The core group working on WFS seems to be embracing this direction, thinking about the minimal set of components to enable features to be accessed through an API. And so my enthusiasm is much more about the fact that a new style of approaching specifications is being utilized. The open collaboration with GitHub and OpenAPI, REST+JSON at the core, embracing the web (more on that in the next post) and a focus on ease of implementation are the foundations. And my hope is that all those together make it easy to extract out the core components and eventually put the emphasis on that nice geospatial API on-ramp, instead of particular monolithic Web ____ Services.

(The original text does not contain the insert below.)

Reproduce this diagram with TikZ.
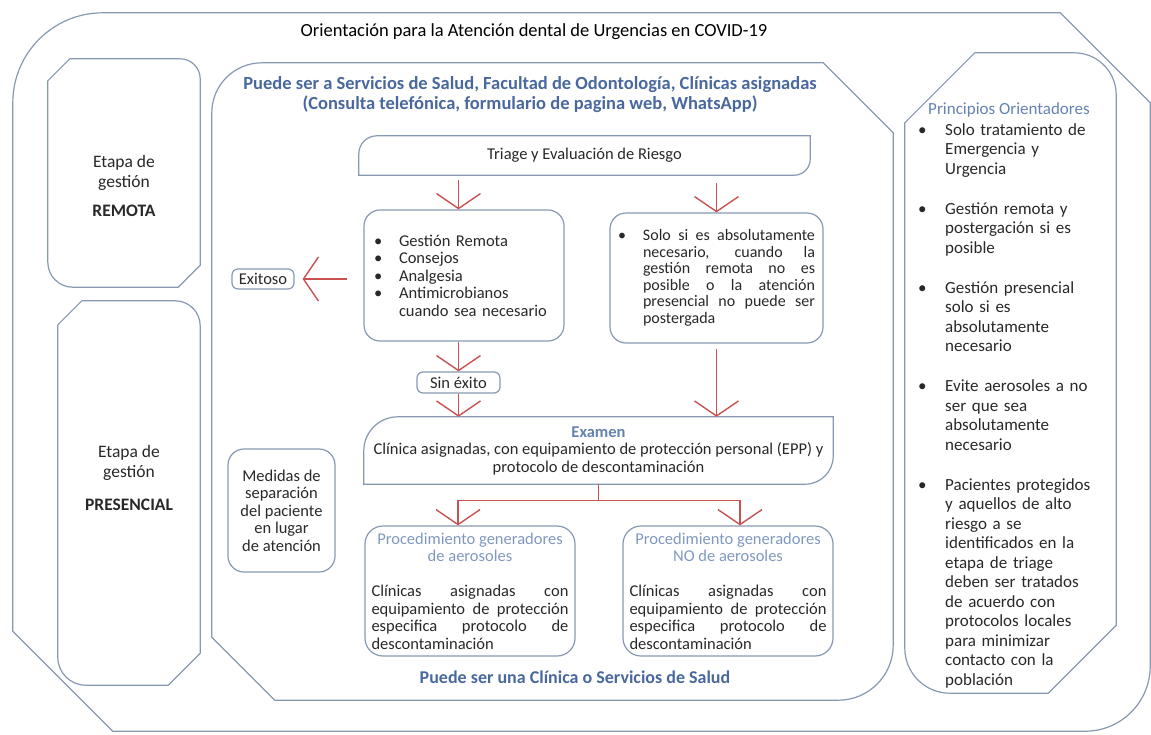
\documentclass[tikz,border=0pt]{standalone}
\usepackage{fontspec}
\setmainfont{Carlito}
\usetikzlibrary{arrows.meta,fit}
\definecolor{framec}{RGB}{135,152,178}
\definecolor{arrowc}{RGB}{200,82,82}
\definecolor{headc}{RGB}{72,104,158}
\definecolor{lightc}{RGB}{100,130,178}
\definecolor{procc}{RGB}{128,152,192}
\definecolor{txt}{RGB}{40,40,40}
% rounded NW/SE, snipped NE/SW
\newcommand\roundsnip[5]{\draw[frame] ([yshift=-#2pt]#1.north west) arc[start angle=180,end angle=90,radius=#2pt]
  -- ([xshift=-#3pt]#1.north east) -- ([yshift=-#3pt]#1.north east)
  -- ([yshift=#4pt]#1.south east) arc[start angle=0,end angle=-90,radius=#4pt]
  -- ([xshift=#5pt]#1.south west) -- ([yshift=#5pt]#1.south west) -- cycle;}
% snipped NW/SE, rounded NE/SW
\newcommand\sniprounded[5]{\draw[frame] ([yshift=-#2pt]#1.north west) -- ([xshift=#2pt]#1.north west)
  -- ([xshift=-#3pt]#1.north east) arc[start angle=90,end angle=0,radius=#3pt]
  -- ([yshift=#4pt]#1.south east) -- ([xshift=-#4pt]#1.south east)
  -- ([xshift=#5pt]#1.south west) arc[start angle=270,end angle=180,radius=#5pt] -- cycle;}
\newcommand\bul[1]{\makebox[#1][l]{\textbullet}}
\newcommand\pitem[1]{\noindent\bul{27pt}\hangindent=27pt\hangafter=1 #1\par}
\begin{document}
\begin{tikzpicture}[x=1pt,y=-1pt,
  every node/.style={inner sep=0pt,text=txt,font=\fontsize{16.5}{17.5}\selectfont},
  frame/.style={draw=framec,line width=1.2pt},
  box/.style={frame,rounded corners=#1},box/.default=16pt,
  tag/.style={frame,rounded corners=6pt,minimum height=20pt},
  redarrow/.style={draw=arrowc,line width=1.4pt,-{Straight Barb[length=15pt,width=44pt]}},
  redline/.style={draw=arrowc,line width=1.4pt},
  head/.style={font=\fontsize{18.5}{19.5}\selectfont\bfseries,text=headc,align=center},
  etapa/.style={font=\fontsize{17.5}{20}\selectfont,align=center},
  proc/.style={box=18pt,minimum width=210pt,minimum height=130pt,text width=197pt,align=justify}]
\useasboundingbox (0,0) rectangle (1151,734);
% frames
\node[fit={(13,13)(1150,731)}] (outer) {};
\roundsnip{outer}{90}{90}{65}{100}
\node[fit={(212,63)(893,700)}] (serv) {};
\roundsnip{serv}{50}{70}{55}{63}
\node[fit={(905,53)(1116,693)}] (princ) {};
\sniprounded{princ}{70}{42}{68}{45}
\node[fit={(48,59)(200,287)}] (remota) {};
\sniprounded{remota}{22}{20}{22}{25}
\node[fit={(58,301)(200,685)}] (pres) {};
\sniprounded{pres}{24}{25}{32}{28}
% titles
\node[font=\fontsize{18.5}{20}\selectfont,text=black] (title) at (534,32) {Orientación para la Atención dental de Urgencias en COVID-19};
\node[head] (servhead) at (530,94.5) {Puede ser a Servicios de Salud, Facultad de Odontología, Clínicas asignadas\\(Consulta telefónica, formulario de pagina web, WhatsApp)};
\node[head,font=\fontsize{18}{19}\selectfont\bfseries] (servfoot) at (575,677) {Puede ser una Clínica o Servicios de Salud};
\node[etapa] (remtxt) at (124,186) {Etapa de\\gestión\\[9pt]\textbf{REMOTA}};
\node[etapa] (prestxt) at (129,478) {Etapa de\\gestión\\[13pt]\textbf{PRESENCIAL}};
% triage
\node[minimum width=451pt,minimum height=39pt] (triage) at (584.5,155.5) {Triage y Evaluación de Riesgo};
\roundsnip{triage}{18}{0}{16}{0}
\node[box,minimum width=200pt,minimum height=131pt,text width=180pt,align=left] (gestion) at (464,275.5)
  {\bul{25pt}Gestión Remota\\\bul{25pt}Consejos\\\bul{25pt}Analgesia\\\bul{25pt}Antimicrobianos\\\hspace*{25pt}cuando sea necesario};
\node[box,minimum width=213pt,minimum height=130pt,text width=197pt,align=justify,font=\fontsize{16}{16.5}\selectfont] (solo) at (716.5,278)
  {\bul{25pt}\parbox[t]{172pt}{\hyphenpenalty=10000
   Solo si es absolutamente\linebreak necesario, cuando la\linebreak gestión remota no es\linebreak posible o la atención\linebreak presencial no puede ser\linebreak postergada}};
\node[tag,minimum width=62pt] (exitoso) at (263,279) {Exitoso};
\node[tag,minimum width=83pt,minimum height=21pt] (sinexito) at (458.5,382.5) {Sin éxito};
% examen
\node[minimum width=469pt,minimum height=67pt,align=center] (examen) at (598.5,450.5)
  {{\bfseries\color{lightc}Examen}\\Clínica asignadas, con equipamiento de protección personal (EPP) y\\protocolo de descontaminación};
\roundsnip{examen}{34}{0}{28}{0}
\node[proc] (aero) at (470,591) {{\centering\color{procc}Procedimiento generadores\par de aerosoles\par}\vspace{17.5pt}Clínicas asignadas con\linebreak equipamiento de protección\linebreak especifica protocolo de\linebreak descontaminación};
\node[proc] (noaero) at (728,591) {{\centering\color{procc}Procedimiento generadores\par NO de aerosoles\par}\vspace{17.5pt}Clínicas asignadas con\linebreak equipamiento de protección\linebreak especifica protocolo de\linebreak descontaminación};
\node[box,minimum width=107pt,minimum height=123pt,align=center] (medidas) at (281.5,510.5) {Medidas de\\separación\\del paciente\\en lugar\\de atención};
% arrows
\draw[redarrow,shorten <=5pt] (triage.south -| sinexito) -- (gestion.north -| sinexito);
\draw[redarrow,shorten <=8pt] (triage.south -| solo.north) -- (solo.north);
\draw[redarrow,shorten <=16pt,shorten >=8pt] (gestion.west |- exitoso) -- (exitoso.east);
\draw[redarrow] (gestion.south -| sinexito) -- (sinexito.north);
\draw[redarrow] (sinexito.south) -- (examen.north -| sinexito);
\draw[redarrow,shorten <=5pt] (solo.south) -- (examen.north -| solo.south);
\draw[redline] (examen.south) -- ++(0,16) coordinate (split);
\foreach \b/\dx in {aero/-12,noaero/12} \draw[redarrow] (split) -| ([xshift=\dx]\b.north);
% principios
\node[anchor=base west,font=\fontsize{17}{19.5}\selectfont,text=lightc] (phead) at (928,114) {Principios Orientadores};
\node[anchor=base west,text width=190pt,align=left,font=\fontsize{17}{19.5}\selectfont] (plist) at (918,135)
  {\pitem{Solo tratamiento de\newline Emergencia y\newline Urgencia}\vspace{20.5pt}%
   \pitem{Gestión remota y\newline postergación si es\newline posible}\vspace{20.5pt}%
   \pitem{Gestión presencial\newline solo si es\newline absolutamente\newline necesario}\vspace{20.5pt}%
   \pitem{Evite aerosoles a no\newline ser que sea\newline absolutamente\newline necesario}\vspace{20.5pt}%
   \pitem{Pacientes protegidos\newline y aquellos de alto\newline riesgo a se\newline identificados en la\newline etapa de triage\newline deben ser tratados\newline de acuerdo con\newline protocolos locales\newline para minimizar\newline contacto con la\newline población}};
\end{tikzpicture}
\end{document}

There is still a lot of work to do to get closer to a vision of granular geospatial API components. I started planning on the SpatioTemporal Asset Catalog specification before I realized WFS 3.0 was going in similar directions, and my goal there has been to create a small set of granular API components that are useful for searching imagery. The overlap of those with the components needed for WFS is immense, as each image is represented by a geometry plus a number of metadata fields — essentially a ‘feature’. So we’ve been thinking about how to bring WFS and STAC together; indeed the STAC API used the sample WFS 3.0 swagger doc as its starting point. My hope is we can have a sprint or hackathon that lets STAC developers collaborate directly with WFS 3.0 developers, so that the two share as many common components as possible. And perhaps it may even make sense for STAC to be a WFS ‘implementation’ that makes a couple opinionated choices and extensions on top of the WFS core.
I’m also excited to try to bring together many of the ideas related to static catalogs in to the WFS world, but I’ll save that write-up for its own post. I believe it can help with the scalability problems of WFS, and help embrace the web even more fully.